Corrigan and the Spectre are my soul sinking into the wine-dark depths of the sea, wrapped in chains, and comdemned not to die, but to live in emotional and spiritual darkness. Mr. Miracle is the hope that somehow, the impossible can happen and that the chains can be broken, returning me to life to walk in the sunlight again. Small wonder that I find much of my identity in the pages of comic books, sometimes in the lives of the genre's darkest characters.

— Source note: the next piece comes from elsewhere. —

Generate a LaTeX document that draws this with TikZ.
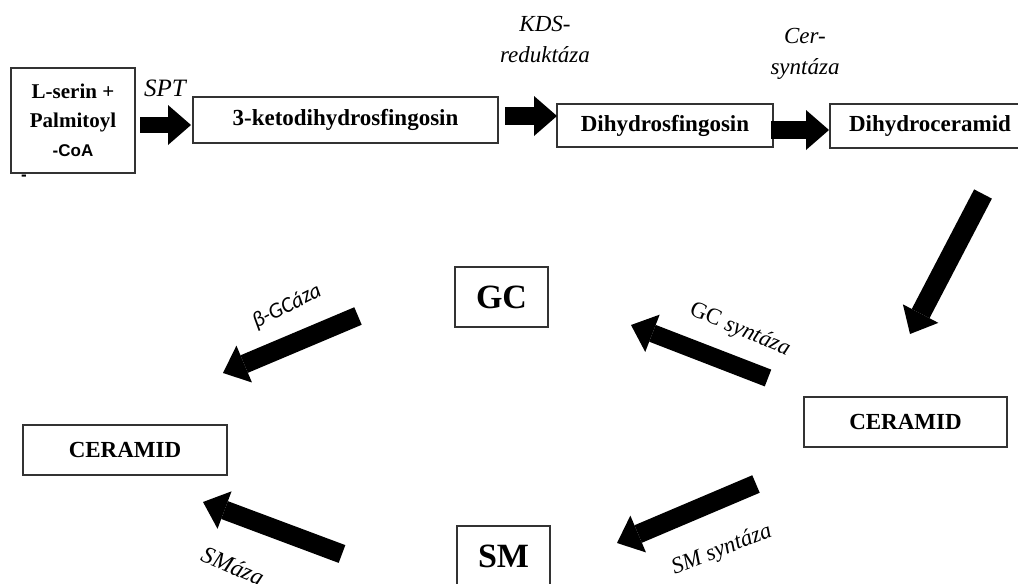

That's the nature of this blog and the part of me who comes here to write it. I have established this venue to give a voice to the mute pain that exists only in the shadows, unable to be expressed in the rest of my life. Struggling in the darkness against the pressure around me, can I become free again (have I ever been free)? Do I have the ability to escape from bondage alone? Can somebody save me?



  1. hello,
    I write because I feel you. also because I know the WAY out. it's not a method, or a technique, or medicine. it's a Name.
    there's only one Name under heaven that is above every other name, whether its the name of a great man, or a nation, or a catastrophe, or a disease, or of anything else.
    The Name is JESUS CHRIST.
    Call on Him right now. He is able to do beyond what we can ask or imagine. At the sound of His name, every demon, even Satan flees. You ask, "Do I have the ability to escape from bondage alone?" The answer, sadly, is NO. No man is able to save himself from the power of sin and death.
    Sickness and death are the results of sin.
    But the good news is that Jesus came to destroy all the works of Satan and he is able to give anyone the freedom he sorely needs.
    Your pain, the pressure, the darkness will end, when Jesus starts His work in your life.
    I urge you, right now, ask for God's forgiveness for all your sins and invite Jesus Christ into your heart. He will respond and come to save you and change you.
    I know this is true because he changed me, too.
    God loves you more than anyone can love you.
    If you need some more information on how to allow God to change you, eMail me at langyaw(AT)gmail(DOT)com.
    God bless you!

  2. Greetings, origlangyaw.

    I was a little surprised to see a comment here. I wrote this particular post 18 months ago and a lot has happened since then.

    But let me back up.

    If you read the "About Me" section on this blog, you'll realize that "Jonathan Cyfer" is an alter ego. I blog here (and tweet on twitter) to express a certain side of my personality. Like most people, I have a "dark" side to who I am; a side that, despite all the good things in my life, tends toward feeling blue and needs to cry out once in awhile. That's part of what I do here.

    It sort of relieves the rest of my existence, and the people in it, from having to put up with my moodiness, at least for the most part. I can say things here that wouldn't be understood or accepted in the rest of my life.

    You seem like a nice and kind person who is extending the gospel of Christ to another lost soul in the hope that another person will be saved by Jesus. I thank you for that and I appreciate the offer to email you. While I'm not going to get into a lot of details about my spiritual life, I will tell you that I have one and that I strive to draw close to God daily. I also want to say that even with a strong spiritual and religious life, occasionally, a person can still get down.

    I have a couple of friends, a married couple, who are strong Christians. They are also both struggling with cancer and believe me, their faith doesn't mean that they don't sometimes become angry and depressed and scared. Jesus doesn't keep you from feeling terrified or depressed, he just makes sure to hang in their with you during the process.

    Thanks for the compassion. As you can see, it took 18 months for someone to come along and express those feelings. Sadly, that sort of kindness of the spirit is rare.


  3. Wow. Just wow. I totally relate to your article, although my depression is long over. I just wanted to wish you well on your journey, and tell you, I wish I had seen this blog years ago. God Bless.

  4. Thanks, Susan Anne. I wrote this a little over three years ago. Thinks are sometimes better and sometimes not. I haven't "drowned" yet, but neither do I consider myself "free." I'm glad your depression is over. Also, thanks for the blessings.